Given exercise:
Copy out each line that includes the word "diagram".

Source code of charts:
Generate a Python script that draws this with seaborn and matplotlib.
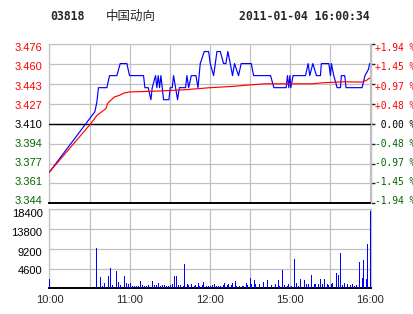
import matplotlib
matplotlib.use("Agg")
import matplotlib.pyplot as plt
from matplotlib.transforms import ScaledTranslation
import numpy as np
import pandas as pd
import seaborn as sns

# ---------------- data ----------------
code = "03818"
name = "中国动向"
stamp = "2011-01-04 16:00:34"

time_labels = ["10:00", "11:00", "12:00", "15:00", "16:00"]
time_label_pos = [0, 60, 120, 180, 240]

# price (blue) vertices: minute index since open, price
price_min = [0, 34, 35.5, 36.7, 43, 45, 50.5, 53, 58, 60, 70.5, 71.5, 74, 76, 77, 79.5,
             80.5, 81.5, 82.5, 83.5, 84.5, 85.5, 89.5, 90.5, 92, 93, 94.5, 96, 97.3, 102,
             103, 104.3, 106.3, 109.8, 111.3, 113, 116, 119.3, 120.5, 123, 124.3, 125.5,
             128, 130.5, 132.2, 133.7, 135.5, 137.2, 138.7, 141.7, 143.7, 151.2, 153,
             165.7, 168.2, 177.4, 178.4, 179.4, 180.2, 180.9, 182.6, 191.9, 193.9, 195.1,
             197.4, 200.1, 203.1, 203.8, 209.4, 210.6, 211.3, 213.1, 215.6, 218.1, 218.8,
             221.3, 222.3, 234.3, 236.5, 239, 240]
price_val = [3.370, 3.420, 3.428, 3.440, 3.440, 3.450, 3.450, 3.460, 3.460, 3.450, 3.450,
             3.440, 3.440, 3.430, 3.440, 3.450, 3.440, 3.450, 3.440, 3.450, 3.440, 3.430,
             3.430, 3.440, 3.440, 3.450, 3.440, 3.430, 3.440, 3.440, 3.450, 3.440, 3.450,
             3.450, 3.440, 3.460, 3.470, 3.470, 3.460, 3.450, 3.460, 3.470, 3.470, 3.460,
             3.460, 3.470, 3.460, 3.450, 3.460, 3.450, 3.460, 3.460, 3.450, 3.450, 3.440,
             3.440, 3.450, 3.440, 3.450, 3.440, 3.450, 3.450, 3.460, 3.450, 3.460, 3.450,
             3.450, 3.460, 3.460, 3.450, 3.460, 3.450, 3.440, 3.440, 3.450, 3.450, 3.440,
             3.440, 3.450, 3.455, 3.460]

# average price (red) vertices
avg_min = [0, 31, 35.6, 42.3, 43.6, 48.6, 52.3, 56, 59.8, 81, 101.8, 119.3, 136.7, 149.2,
           161.7, 196.9, 204, 221, 234, 237.5, 240]
avg_val = [3.370, 3.4102, 3.417, 3.4226, 3.427, 3.4323, 3.4336, 3.4356, 3.4364, 3.4372,
           3.4383, 3.4399, 3.4410, 3.4422, 3.4432, 3.4432, 3.4440, 3.4449, 3.4446, 3.4460,
           3.4480]

# volume per minute
vol_min = [0, 35, 38, 39, 41, 44, 45, 47, 50, 51, 53, 56, 57, 59, 60, 62, 63, 65, 66, 68,
           69, 71, 72, 74, 77, 78, 80, 81, 83, 84, 86, 87, 89, 90, 92, 93, 95, 96, 98, 100,
           101, 103, 104, 106, 108, 109, 111, 112, 114, 115, 117, 119, 120, 122, 123, 125,
           126, 128, 130, 131, 133, 134, 136, 137, 139, 140, 142, 144, 145, 147, 148, 150,
           151, 153, 154, 157, 160, 163, 166, 169, 171, 172, 174, 176, 178, 179, 181, 183,
           185, 186, 188, 191, 192, 194, 196, 198, 199, 201, 203, 204, 206, 208, 209, 211,
           212, 215, 216, 218, 219, 221, 223, 225, 227, 228, 230, 232, 234, 235, 237, 238,
           240]
vol_val = [2170, 9390, 2640, 540, 1240, 2870, 4730, 780, 4030, 1470, 780, 2870, 1240, 1010,
           1240, 620, 620, 540, 540, 1710, 780, 540, 540, 780, 1710, 780, 700, 1160, 620,
           780, 780, 540, 540, 780, 1010, 2870, 2870, 780, 780, 540, 5670, 1010, 780, 1010,
           540, 780, 1160, 540, 780, 1470, 540, 540, 540, 780, 1010, 540, 540, 540, 780,
           1160, 780, 1010, 780, 1160, 1710, 540, 540, 540, 540, 1160, 780, 2330, 1010,
           1860, 1010, 1010, 1470, 1860, 780, 1010, 1860, 540, 4270, 780, 540, 1010, 540,
           6830, 1160, 540, 2170, 1860, 1010, 1010, 3100, 1010, 1010, 1010, 2170, 1010,
           2170, 1010, 780, 1010, 1240, 3570, 3100, 8230, 780, 1240, 1010, 780, 1010, 540,
           780, 6130, 2400, 6600, 2170, 10320, 18000]

price_ticks = [3.344, 3.3605, 3.377, 3.3935, 3.410, 3.4265, 3.443, 3.4595, 3.476]
price_labels = ["3.344", "3.361", "3.377", "3.394", "3.410", "3.427", "3.443", "3.460", "3.476"]
pct_labels = ["-1.94 %", "-1.45 %", "-0.97 %", "-0.48 %", " 0.00 %",
              "+0.48 %", "+0.97 %", "+1.45 %", "+1.94 %"]
vol_ticks = [4600, 9200, 13800, 18400]
vol_labels = ["4600", "9200", "13800", "18400"]

# ---------------- style ----------------
sns.set_theme(style="white")
plt.rcParams["font.family"] = ["Liberation Sans", "DejaVu Sans"]

RED = "#ff0000"
BLUE = "#0000ff"
GREEN = "#006600"
GRID = "#c0c0c0"
lab_colors = [GREEN] * 4 + ["black"] + [RED] * 4

W, H = 414, 314
fig = plt.figure(figsize=(W / 100, H / 100), dpi=100)
fig.patch.set_facecolor("white")


def rect(l, t, r, b):
    return [l / W, 1 - b / H, (r - l) / W, (b - t) / H]


ax = fig.add_axes(rect(49.5, 44.3, 371, 203.3))
axv = fig.add_axes(rect(49.5, 209.3, 371, 288.3))

# ---------------- price panel ----------------
pdf = pd.DataFrame({"m": price_min, "p": price_val})
adf = pd.DataFrame({"m": avg_min, "p": avg_val})
sns.lineplot(data=pdf, x="m", y="p", ax=ax, color=BLUE, lw=0.85,
             estimator=None, sort=False, zorder=4)
sns.lineplot(data=adf, x="m", y="p", ax=ax, color=RED, lw=0.85,
             estimator=None, sort=False, zorder=5)
ax.set_xlim(0, 241)
ax.set_ylim(3.344, 3.476)
ax.set_xticks(range(0, 241, 30))
ax.set_yticks(price_ticks)
ax.set_yticklabels(price_labels, fontsize=8)
ax.tick_params(axis="x", length=0, labelbottom=False)
ax.tick_params(axis="y", length=0, pad=5)
ax.grid(True, color=GRID, lw=0.9)
ax.axhline(3.410, color="black", lw=1.0, zorder=3)
ax.set_xlabel("")
ax.set_ylabel("")
for s in ["top", "left", "right"]:
    ax.spines[s].set_color(GRID)
    ax.spines[s].set_linewidth(0.9)
ax.spines["bottom"].set_color("black")
ax.spines["bottom"].set_linewidth(1.4)
for i, (lbl, c) in enumerate(zip(ax.get_yticklabels(), lab_colors)):
    lbl.set_color(c)
    lbl.set_transform(lbl.get_transform() +
                      ScaledTranslation(0, -(i - 4) * 0.75 / 100, fig.dpi_scale_trans))

axr = ax.twinx()
axr.set_ylim(3.344, 3.476)
axr.set_yticks(price_ticks)
axr.set_yticklabels(pct_labels, fontsize=6.9, family="DejaVu Sans Mono")
axr.tick_params(axis="y", length=3, width=1, pad=0)
axr.grid(False)
for s in ["top", "left", "bottom"]:
    axr.spines[s].set_visible(False)
axr.spines["right"].set_color(GRID)
axr.spines["right"].set_linewidth(0.9)
for i, (lbl, tk, c) in enumerate(zip(axr.get_yticklabels(), axr.yaxis.get_major_ticks(), lab_colors)):
    lbl.set_color(c)
    tk.tick2line.set_color(c)
    lbl.set_transform(lbl.get_transform() +
                      ScaledTranslation(0, -(i - 4) * 0.75 / 100, fig.dpi_scale_trans))

# ---------------- volume panel ----------------
axv.vlines(vol_min, 0, vol_val, color=BLUE, lw=0.72, antialiased=False, zorder=4)
axv.set_xlim(0, 241)
axv.set_ylim(0, 18400)
axv.set_xticks(range(0, 241, 30))
axv.set_xticklabels([time_labels[time_label_pos.index(t)] if t in time_label_pos else ""
                     for t in range(0, 241, 30)], fontsize=8)
axv.set_yticks(vol_ticks)
axv.set_yticklabels(vol_labels, fontsize=8)
axv.tick_params(axis="both", length=0, pad=5)
axv.grid(True, color=GRID, lw=0.9)
for s in ["top", "left", "right"]:
    axv.spines[s].set_color(GRID)
    axv.spines[s].set_linewidth(0.9)
axv.spines["bottom"].set_color("black")
axv.spines["bottom"].set_linewidth(1.4)
for lbl, dy in zip(axv.get_yticklabels(), [-1.0, -2.7, -3.0, -3.7]):
    lbl.set_color("black")
    lbl.set_transform(lbl.get_transform() + ScaledTranslation(0, dy / 100, fig.dpi_scale_trans))

# ---------------- header ----------------
ty = 1 - 16 / H
fig.text(50 / W, ty, code, fontsize=8.3, fontweight="bold", family="DejaVu Sans Mono",
         va="center", ha="left")
fig.text(106 / W, ty, name, fontsize=9, family=["Noto Sans CJK SC", "DejaVu Sans"],
         va="center", ha="left")
fig.text(370 / W, ty, stamp, fontsize=8.3, fontweight="bold", family="DejaVu Sans Mono",
         va="center", ha="right")

fig.savefig("out.png", dpi=100, facecolor="white")
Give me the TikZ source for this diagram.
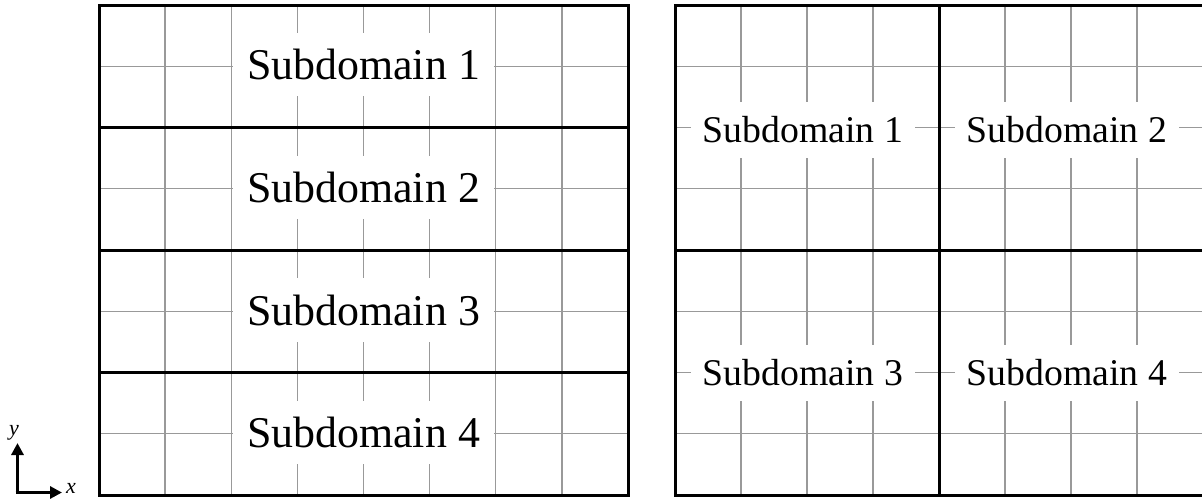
\documentclass[tikz,border=0pt]{standalone}
\usepackage{fontspec}
\setmainfont{Liberation Serif}
\usetikzlibrary{arrows.meta}
\tikzset{
  gridline/.style={draw=black!40, line width=1.3pt},
  boundline/.style={draw=black, line width=3pt},
  bigsub/.style={fill=white, inner xsep=14pt, inner ysep=16.5pt, font=\fontsize{43.9}{50}\selectfont},
  smallsub/.style={fill=white, inner xsep=12pt, inner ysep=15pt, font=\fontsize{37.75}{44}\selectfont},
  axisarrow/.style={line width=3.6pt, -{Triangle[length=12pt,width=12pt]}},
  axislabel/.style={font=\fontsize{22}{24}\selectfont\itshape, inner sep=0pt}
}
\begin{document}
\begin{tikzpicture}[x=1pt,y=-1pt]
\useasboundingbox (0,0) rectangle (1202,499);
\clip (0,0) rectangle (1202,499);
% ---------- left panel ----------
\foreach \k in {1,...,7} {
  \draw[gridline] ({99+66.125*\k},5) -- ({99+66.125*\k},495);
}
\foreach \k in {1,...,7} {
  \draw[gridline] (99,{5+61.25*\k}) -- (628,{5+61.25*\k});
}
\node[bigsub] (L1) at (363.5,64.5) {Subdomain 1};
\node[bigsub] (L2) at (363.5,187.5) {Subdomain 2};
\node[bigsub] (L3) at (363.5,310) {Subdomain 3};
\node[bigsub] (L4) at (363.5,432.5) {Subdomain 4};
\foreach \k in {2,4,6} {
  \draw[boundline] (99,{5+61.25*\k}) -- (628,{5+61.25*\k});
}
\draw[boundline] (99,5) rectangle (628,495);
% ---------- right panel ----------
\foreach \k in {1,...,7} {
  \draw[gridline] ({675+66*\k},5) -- ({675+66*\k},495);
}
\foreach \k in {1,...,7} {
  \draw[gridline] (675,{5+61.25*\k}) -- (1205,{5+61.25*\k});
}
\node[smallsub] (R1) at (803,130) {Subdomain 1};
\node[smallsub] (R2) at (1067,130) {Subdomain 2};
\node[smallsub] (R3) at (803,373) {Subdomain 3};
\node[smallsub] (R4) at (1067,373) {Subdomain 4};
\draw[boundline] (939,5) -- (939,495);
\draw[boundline] (675,250) -- (1205,250);
\draw[boundline] (675,5) rectangle (1203.5,495);
% ---------- axes ----------
\coordinate (O) at (17.5,492.5);
\coordinate (Ytip) at (17.5,443);
\coordinate (Xtip) at (62,492.5);
\draw[axisarrow] ([yshift=1.8pt]O) -- (Ytip);
\draw[axisarrow] ([xshift=-1.8pt]O) -- (Xtip);
\node[axislabel] (ylab) at (14,433) {y};
\node[axislabel] (xlab) at (71,488) {x};
\end{tikzpicture}
\end{document}
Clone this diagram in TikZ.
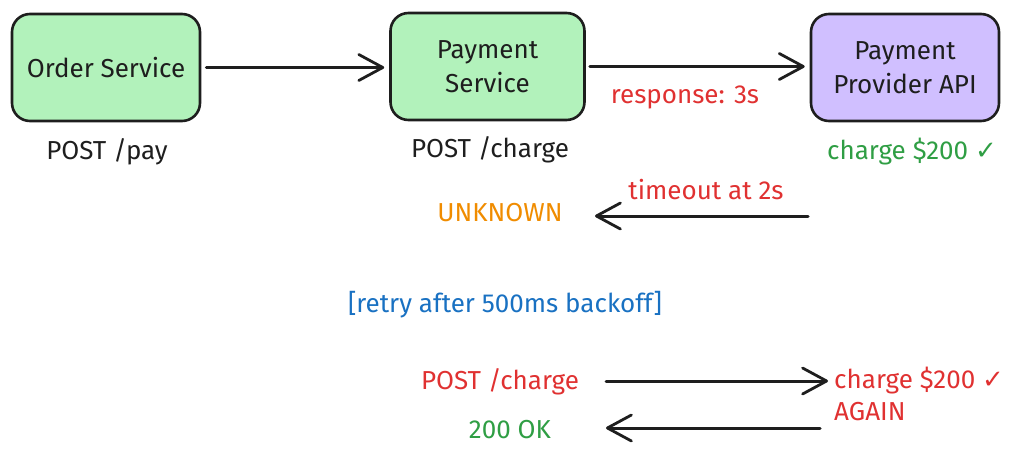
\documentclass[tikz,border=0pt]{standalone}
\usepackage{fontspec}
\setmainfont{Fira Sans}
\newfontfamily\symfont{DejaVu Sans}
\usetikzlibrary{arrows.meta}

\definecolor{ink}{HTML}{1E1E1E}
\definecolor{mint}{HTML}{B2F2BB}
\definecolor{lilac}{HTML}{D0BFFF}
\definecolor{alert}{HTML}{E03131}
\definecolor{okgreen}{HTML}{2F9E44}
\definecolor{warn}{HTML}{F08C00}
\definecolor{note}{HTML}{1971C2}

\newcommand{\tick}{{\symfont\char"2713}}

\tikzset{
  svc/.style={draw=ink, line width=2.6pt, rounded corners=18pt,
    minimum width=188pt, minimum height=107pt, align=center,
    font=\fontsize{26}{34}\selectfont, text=ink},
  lbl/.style={font=\fontsize{26}{32}\selectfont, text=ink, inner sep=0pt, align=left},
  flow/.style={draw=ink, line width=3pt, line cap=round,
    -{Straight Barb[length=24pt, width=26pt, line width=2.8pt, round]}},
}

\begin{document}
\begin{tikzpicture}[x=1pt, y=-1pt]
\useasboundingbox (0,0) rectangle (1023,461);

% services
\node[svc, fill=mint]  (order)    at (106,67.5)  {Order Service};
\node[svc, fill=mint, minimum width=194pt]  (payment)  at (487.5,66.5) {Payment\\Service};
\node[svc, fill=lilac] (provider) at (905,67.5)  {Payment\\Provider API};

% labels under the services
\node[lbl] (paylbl)    at (107,152) {POST /pay};
\node[lbl] (chargelbl) at (490,150) {POST /charge};
\node[lbl, text=okgreen] (charged) at (912,152) {charge \$200 \tick};

% first call
\draw[flow, shorten <=5pt, shorten >=5pt] (order.east) -- (order.east -| payment.west);
\draw[flow, shorten <=4pt, shorten >=5pt] (payment.east) -- (payment.east -| provider.west);
\node[lbl, text=alert] (resp) at (685,97) {response: 3s};

% timeout
\node[lbl, text=alert] (tout) at (706,190) {timeout at 2s};
\node[lbl, text=warn]  (unknown) at (500,213) {UNKNOWN};
\coordinate (toutA) at (808,216);
\coordinate (toutB) at (595,216);
\draw[flow] (toutA) -- (toutB);

% retry
\node[lbl, text=note] (retry) at (505,305) {[retry after 500ms backoff]};

\node[lbl, text=alert] (post2) at (500,382) {POST /charge};
\coordinate (reqA) at (606,381);
\coordinate (reqB) at (828,381);
\draw[flow] (reqA) -- (reqB);
\node[lbl, text=alert, anchor=west] (again) at (834,394) {charge \$200 \tick\\AGAIN};

\node[lbl, text=okgreen] (ok) at (510,430) {200 OK};
\coordinate (resA) at (820,428);
\coordinate (resB) at (606,428);
\draw[flow] (resA) -- (resB);
\end{tikzpicture}
\end{document}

Answer below:
Give me the TikZ source for this diagram.
Clone this diagram in TikZ.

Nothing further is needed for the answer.